**What you have to do:**
The listing below is the input. Say how many of its lines contain "that", giving the number alone.

····················

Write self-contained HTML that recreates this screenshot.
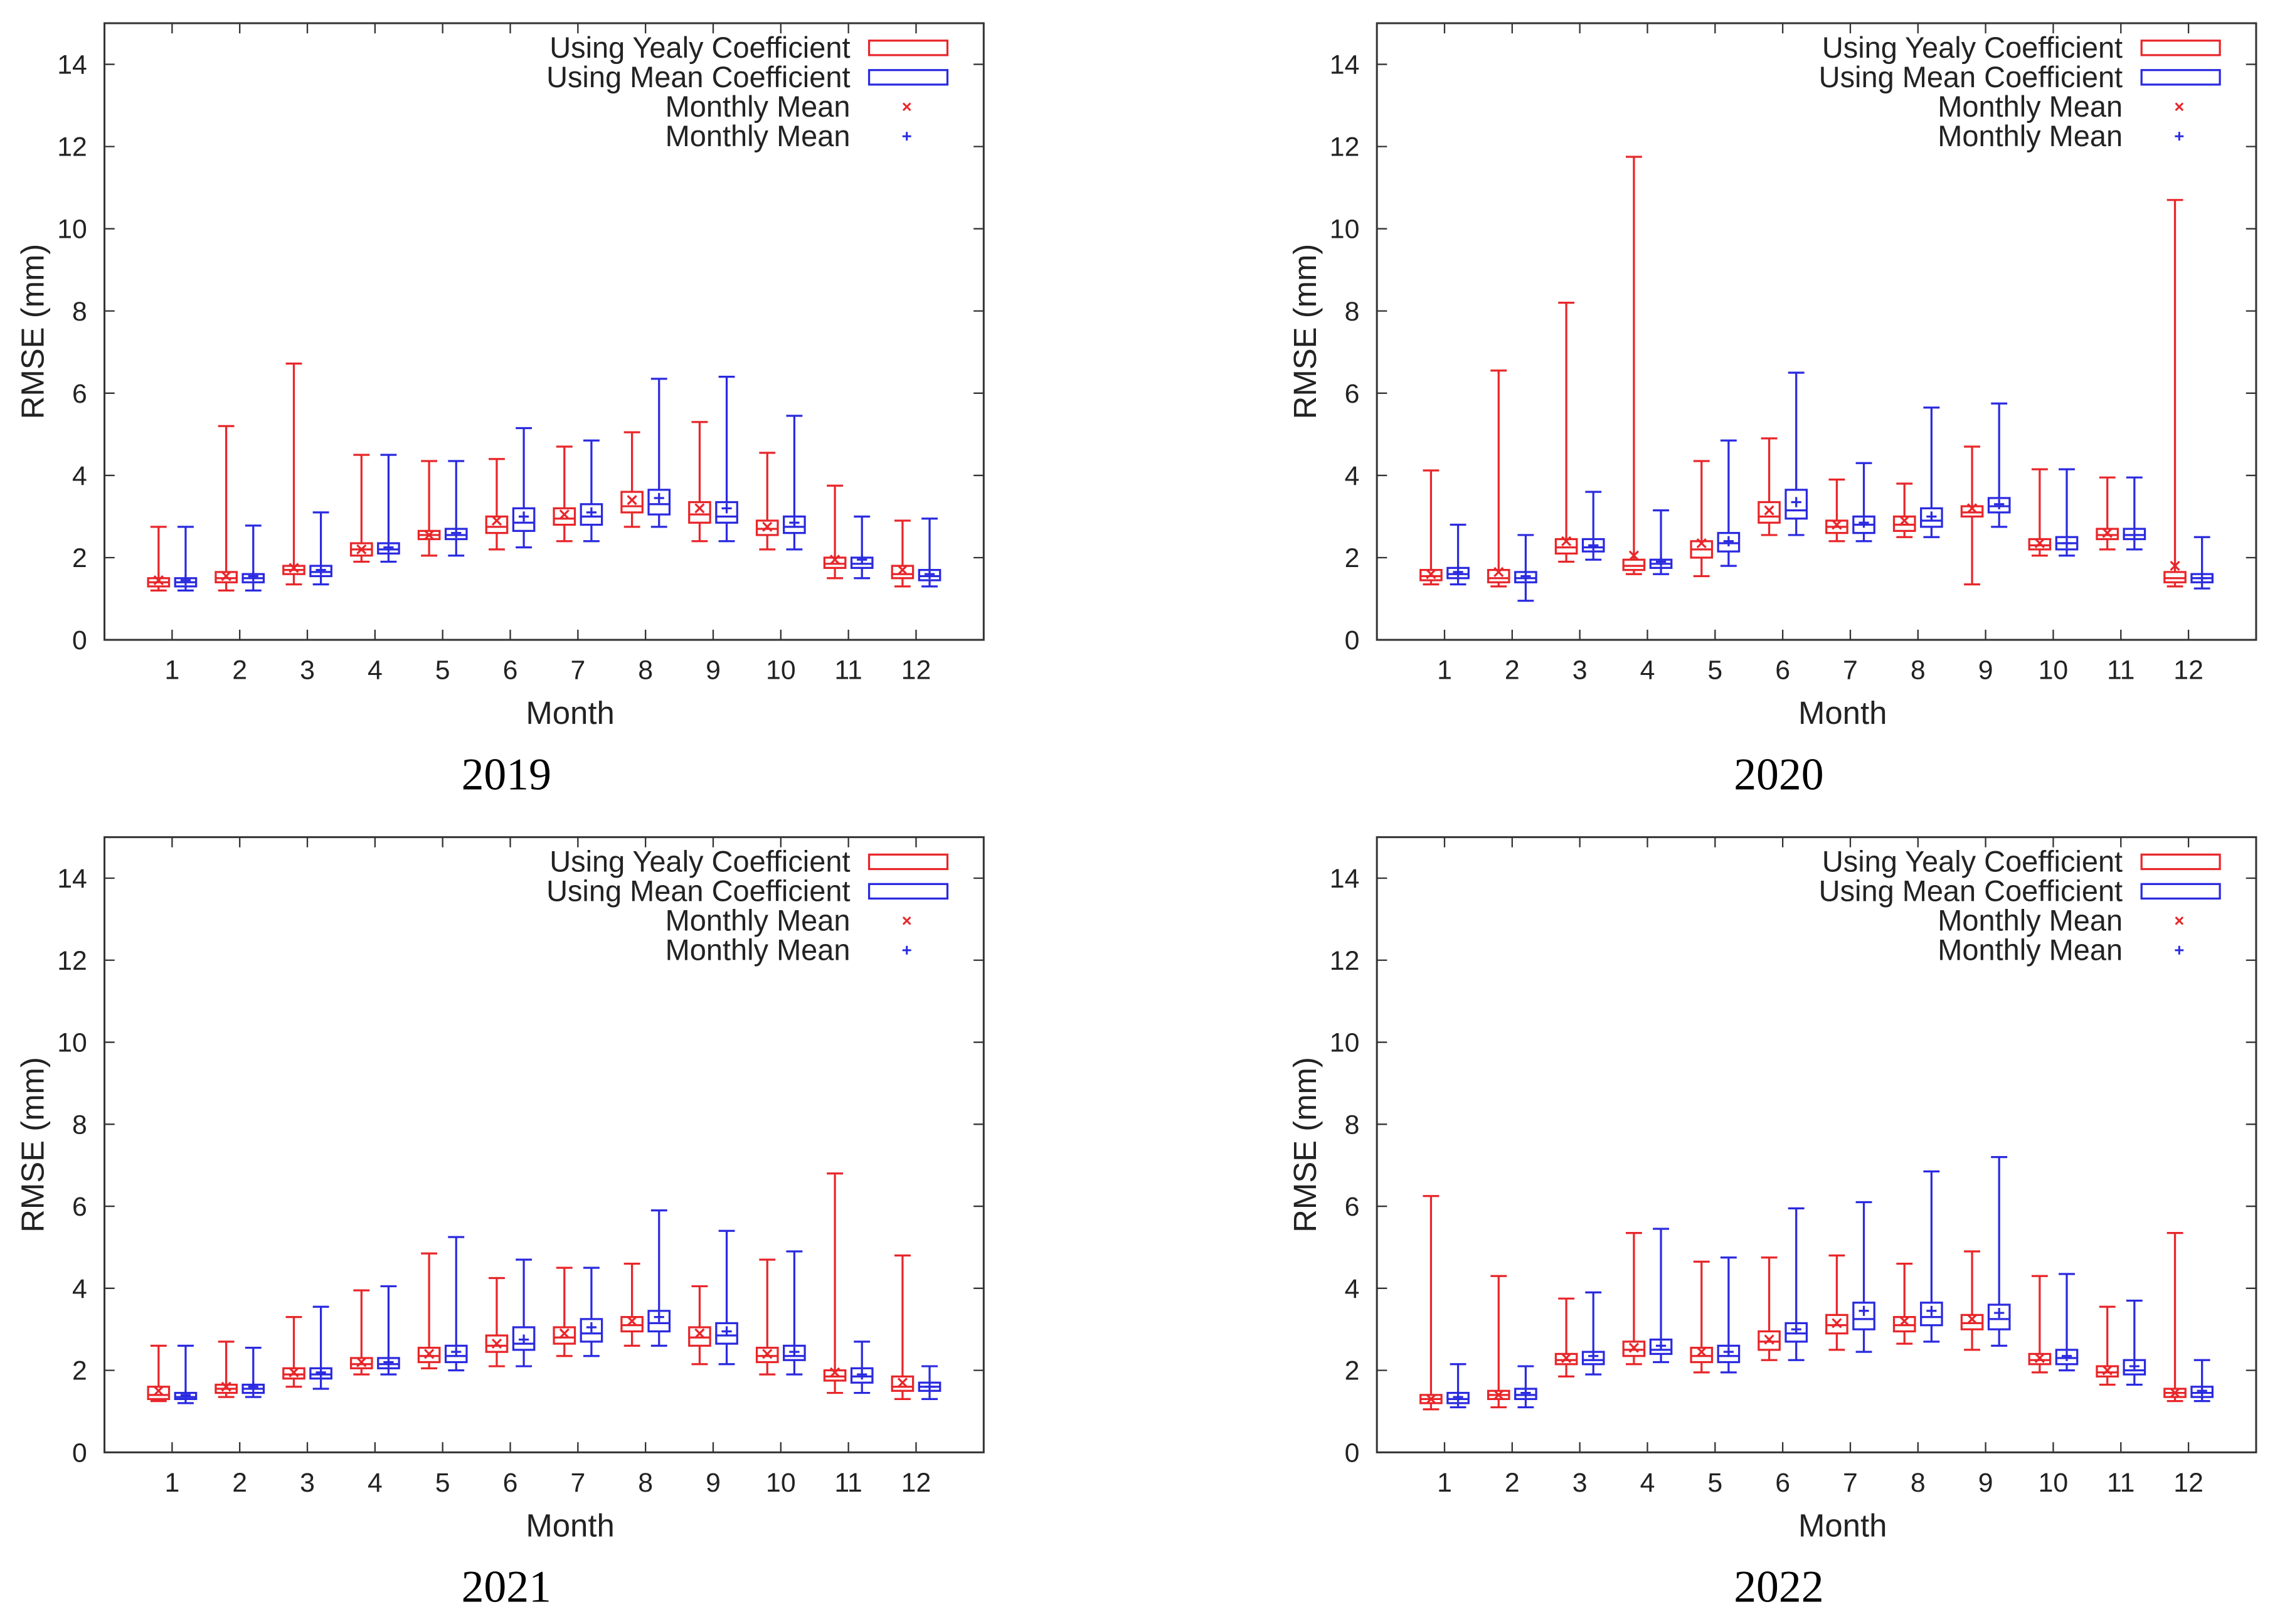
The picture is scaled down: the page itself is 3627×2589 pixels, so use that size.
<!DOCTYPE html>
<html><head><meta charset="utf-8"><style>
html,body{margin:0;padding:0;background:#fff;}
svg{display:block;}
text{font-family:"Liberation Sans",sans-serif;}
</style></head>
<body>
<svg id="chart" xmlns="http://www.w3.org/2000/svg" width="3627" height="2589" viewBox="0 0 1568 1119.3" preserveAspectRatio="none"></svg>
<script>
// data: [min, q1, median, q3, max, mean] per month
const months = [1,2,3,4,5,6,7,8,9,10,11,12];
const years = ["2019","2020","2021","2022"];
const yTicks = [0,2,4,6,8,10,12,14];
const red2019 = [[1.2,1.3,1.4,1.5,2.75,1.45],[1.2,1.4,1.5,1.65,5.2,1.55],[1.35,1.6,1.7,1.8,6.72,1.75],[1.9,2.05,2.2,2.35,4.5,2.2],[2.05,2.45,2.55,2.65,4.35,2.55],[2.2,2.6,2.75,3.0,4.4,2.9],[2.4,2.8,2.95,3.2,4.7,3.05],[2.75,3.1,3.25,3.6,5.05,3.4],[2.4,2.85,3.05,3.35,5.3,3.2],[2.2,2.55,2.7,2.9,4.55,2.75],[1.5,1.75,1.85,2.0,3.75,1.95],[1.3,1.5,1.6,1.8,2.9,1.7]];
const blue2019 = [[1.2,1.3,1.4,1.5,2.75,1.45],[1.2,1.4,1.5,1.6,2.78,1.55],[1.35,1.55,1.65,1.8,3.1,1.7],[1.9,2.1,2.2,2.35,4.5,2.25],[2.05,2.45,2.55,2.7,4.35,2.6],[2.25,2.65,2.85,3.2,5.15,3.0],[2.4,2.8,3.0,3.3,4.85,3.1],[2.75,3.05,3.3,3.65,6.35,3.45],[2.4,2.85,3.0,3.35,6.4,3.2],[2.2,2.6,2.75,3.0,5.45,2.85],[1.5,1.75,1.85,2.0,3.0,1.95],[1.3,1.45,1.55,1.7,2.95,1.6]];
const red2020 = [[1.35,1.45,1.55,1.7,4.12,1.6],[1.3,1.4,1.5,1.7,6.55,1.65],[1.9,2.1,2.25,2.45,8.2,2.4],[1.6,1.7,1.8,1.95,11.75,2.05],[1.55,2.0,2.2,2.4,4.35,2.35],[2.55,2.85,3.0,3.35,4.9,3.15],[2.4,2.6,2.75,2.9,3.9,2.8],[2.5,2.65,2.8,3.0,3.8,2.9],[1.35,3.0,3.1,3.25,4.7,3.2],[2.05,2.2,2.3,2.45,4.15,2.35],[2.2,2.45,2.55,2.7,3.95,2.6],[1.3,1.4,1.5,1.65,10.7,1.8]];
const blue2020 = [[1.35,1.5,1.6,1.75,2.8,1.65],[0.95,1.4,1.5,1.65,2.55,1.55],[1.95,2.15,2.25,2.45,3.6,2.3],[1.6,1.75,1.85,1.95,3.15,1.9],[1.8,2.15,2.35,2.6,4.85,2.4],[2.55,2.95,3.15,3.65,6.5,3.35],[2.4,2.6,2.8,3.0,4.3,2.85],[2.5,2.75,2.9,3.2,5.65,3.0],[2.75,3.1,3.25,3.45,5.75,3.3],[2.05,2.2,2.35,2.5,4.15,2.35],[2.2,2.45,2.55,2.7,3.95,2.55],[1.25,1.4,1.5,1.6,2.5,1.5]];
const red2021 = [[1.25,1.3,1.4,1.6,2.6,1.5],[1.35,1.45,1.55,1.65,2.7,1.6],[1.6,1.8,1.9,2.05,3.3,1.95],[1.9,2.05,2.15,2.3,3.95,2.2],[2.05,2.2,2.35,2.55,4.85,2.4],[2.1,2.45,2.6,2.85,4.25,2.65],[2.35,2.65,2.8,3.05,4.5,2.9],[2.6,2.95,3.1,3.3,4.6,3.2],[2.15,2.6,2.8,3.05,4.05,2.9],[1.9,2.2,2.35,2.55,4.7,2.4],[1.45,1.75,1.85,2.0,6.8,1.95],[1.3,1.5,1.6,1.85,4.8,1.7]];
const blue2021 = [[1.2,1.3,1.35,1.45,2.6,1.4],[1.35,1.45,1.55,1.65,2.55,1.6],[1.55,1.8,1.9,2.05,3.55,1.95],[1.9,2.05,2.15,2.3,4.05,2.2],[2.0,2.2,2.35,2.6,5.25,2.45],[2.1,2.5,2.65,3.05,4.7,2.75],[2.35,2.7,2.9,3.25,4.5,3.05],[2.6,2.95,3.15,3.45,5.9,3.3],[2.15,2.65,2.85,3.15,5.4,2.95],[1.9,2.25,2.35,2.6,4.9,2.45],[1.45,1.7,1.85,2.05,2.7,1.9],[1.3,1.5,1.6,1.7,2.1,1.6]];
const red2022 = [[1.05,1.2,1.3,1.4,6.25,1.3],[1.1,1.3,1.4,1.5,4.3,1.4],[1.85,2.15,2.25,2.4,3.75,2.3],[2.15,2.35,2.5,2.7,5.35,2.55],[1.95,2.2,2.35,2.55,4.65,2.45],[2.25,2.5,2.7,2.95,4.75,2.75],[2.5,2.9,3.1,3.35,4.8,3.15],[2.65,2.95,3.1,3.3,4.6,3.2],[2.5,3.0,3.15,3.35,4.9,3.25],[1.95,2.15,2.25,2.4,4.3,2.3],[1.65,1.85,1.95,2.1,3.55,2.0],[1.25,1.35,1.45,1.55,5.35,1.45]];
const blue2022 = [[1.1,1.2,1.3,1.45,2.15,1.35],[1.1,1.3,1.4,1.55,2.1,1.45],[1.9,2.15,2.25,2.45,3.9,2.35],[2.2,2.4,2.5,2.75,5.45,2.6],[1.95,2.2,2.35,2.6,4.75,2.45],[2.25,2.7,2.9,3.15,5.95,3.0],[2.45,3.0,3.25,3.65,6.1,3.45],[2.7,3.1,3.3,3.65,6.85,3.45],[2.6,3.0,3.25,3.6,7.2,3.4],[2.0,2.15,2.3,2.5,4.35,2.35],[1.65,1.9,2.0,2.25,3.7,2.1],[1.25,1.35,1.45,1.6,2.25,1.5]];
const redSets = [red2019, red2020, red2021, red2022];
const blueSets = [blue2019, blue2020, blue2021, blue2022];

const NS = "http://www.w3.org/2000/svg";
const svg = document.getElementById('chart');
const RED = "#e8262a", BLUE = "#2a2ae0";
function mk(tag, attrs, parent){
  const e = document.createElementNS(NS, tag);
  for (const k in attrs) e.setAttribute(k, attrs[k]);
  (parent||svg).appendChild(e);
  return e;
}
const panels = [{l:72,t:16,b:441},{l:949,t:16,b:441},{l:72,t:577,b:1001},{l:949,t:577,b:1001}];
const W = 606;

panels.forEach((p, pi) => {
  const g = mk('g', {});
  
  
  const sx = v => p.l + v / 13 * W;
  const sy = v => p.b - v / 15 * (p.b - p.t);
  const fr = mk('rect', {x:p.l, y:p.t, width:W, height:p.b-p.t, fill:'none', stroke:'#333', 'stroke-width':1.3}, g);
  
  
  yTicks.forEach(v => {
    mk('line', {x1:p.l, x2:p.l+7, y1:sy(v), y2:sy(v), stroke:'#333', 'stroke-width':1}, g);
    mk('line', {x1:p.l+W, x2:p.l+W-7, y1:sy(v), y2:sy(v), stroke:'#333', 'stroke-width':1}, g);
    const t = mk('text', {x:p.l-12, y:sy(v)+6.5, 'text-anchor':'end', 'font-size':18.5, fill:'#222'}, g);
    t.textContent = v;
    
    
  });
  months.forEach(m => {
    mk('line', {x1:sx(m), x2:sx(m), y1:p.b, y2:p.b-7, stroke:'#333', 'stroke-width':1}, g);
    mk('line', {x1:sx(m), x2:sx(m), y1:p.t, y2:p.t+7, stroke:'#333', 'stroke-width':1}, g);
    const t = mk('text', {x:sx(m), y:p.b+27, 'text-anchor':'middle', 'font-size':18.5, fill:'#222'}, g);
    t.textContent = m;
    
    
  });
  const yt = mk('text', {x:0, y:0, transform:`translate(${p.l-42},${(p.t+p.b)/2}) rotate(-90)`, 'text-anchor':'middle', 'font-size':22, fill:'#222'}, g);
  yt.textContent = 'RMSE (mm)';
  
  
  const xt = mk('text', {x:p.l+321, y:p.b+58, 'text-anchor':'middle', 'font-size':22, fill:'#222'}, g);
  xt.textContent = 'Month';
  
  
  const yr = mk('text', {x:p.l+277, y:p.b+103, 'text-anchor':'middle', 'font-size':31, fill:'#000', style:'font-family:"Liberation Serif",serif'}, g);
  yr.textContent = years[pi];
  
  
  const hw = 0.155, cap = 0.12;
  [[redSets[pi], -0.2, RED, 'red'], [blueSets[pi], 0.2, BLUE, 'blue']].forEach(([set, off, col, nm]) => {
    set.forEach((d, i) => {
      const c = months[i] + off;
      const bg = mk('g', {stroke:col, fill:'none', 'stroke-width':1.4}, g);
      
      
      mk('line', {x1:sx(c), x2:sx(c), y1:sy(d[3]), y2:sy(d[4])}, bg);
      mk('line', {x1:sx(c), x2:sx(c), y1:sy(d[0]), y2:sy(d[1])}, bg);
      mk('line', {x1:sx(c-cap), x2:sx(c+cap), y1:sy(d[4]), y2:sy(d[4])}, bg);
      mk('line', {x1:sx(c-cap), x2:sx(c+cap), y1:sy(d[0]), y2:sy(d[0])}, bg);
      mk('rect', {x:sx(c-hw), y:sy(d[3]), width:sx(c+hw)-sx(c-hw), height:sy(d[1])-sy(d[3])}, bg);
      mk('line', {x1:sx(c-hw), x2:sx(c+hw), y1:sy(d[2]), y2:sy(d[2])}, bg);
      const mx = sx(c), my = sy(d[5]);
      if (nm === 'red') {
        mk('path', {d:`M${mx-3} ${my-3}L${mx+3} ${my+3}M${mx-3} ${my+3}L${mx+3} ${my-3}`}, bg);
      } else {
        mk('path', {d:`M${mx-3.5} ${my}L${mx+3.5} ${my}M${mx} ${my-3.5}L${mx} ${my+3.5}`}, bg);
      }
    });
  });
  const lg = mk('g', {}, g);
  
  
  const labels = ['Using Yealy Coefficient','Using Mean Coefficient','Monthly Mean','Monthly Mean'];
  labels.forEach((s, k) => {
    const y = p.t + 17 + k * 20.3;
    const t = mk('text', {x:p.l+514, y:y+6.8, 'text-anchor':'end', 'font-size':20.3, fill:'#222'}, lg);
    t.textContent = s;
    
    
    const col = (k % 2 === 0) ? RED : BLUE;
    if (k < 2) {
      mk('rect', {x:p.l+527, y:y-5, width:54, height:10, fill:'none', stroke:col, 'stroke-width':1.4}, lg);
    } else {
      const mx = p.l+553, my = y;
      if (k === 2) mk('path', {d:`M${mx-2.5} ${my-2.5}L${mx+2.5} ${my+2.5}M${mx-2.5} ${my+2.5}L${mx+2.5} ${my-2.5}`, stroke:col, 'stroke-width':1.3}, lg);
      else mk('path', {d:`M${mx-3} ${my}L${mx+3} ${my}M${mx} ${my-3}L${mx} ${my+3}`, stroke:col, 'stroke-width':1.3}, lg);
    }
  });
});
</script>
</body></html>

····················

**Task result:**
2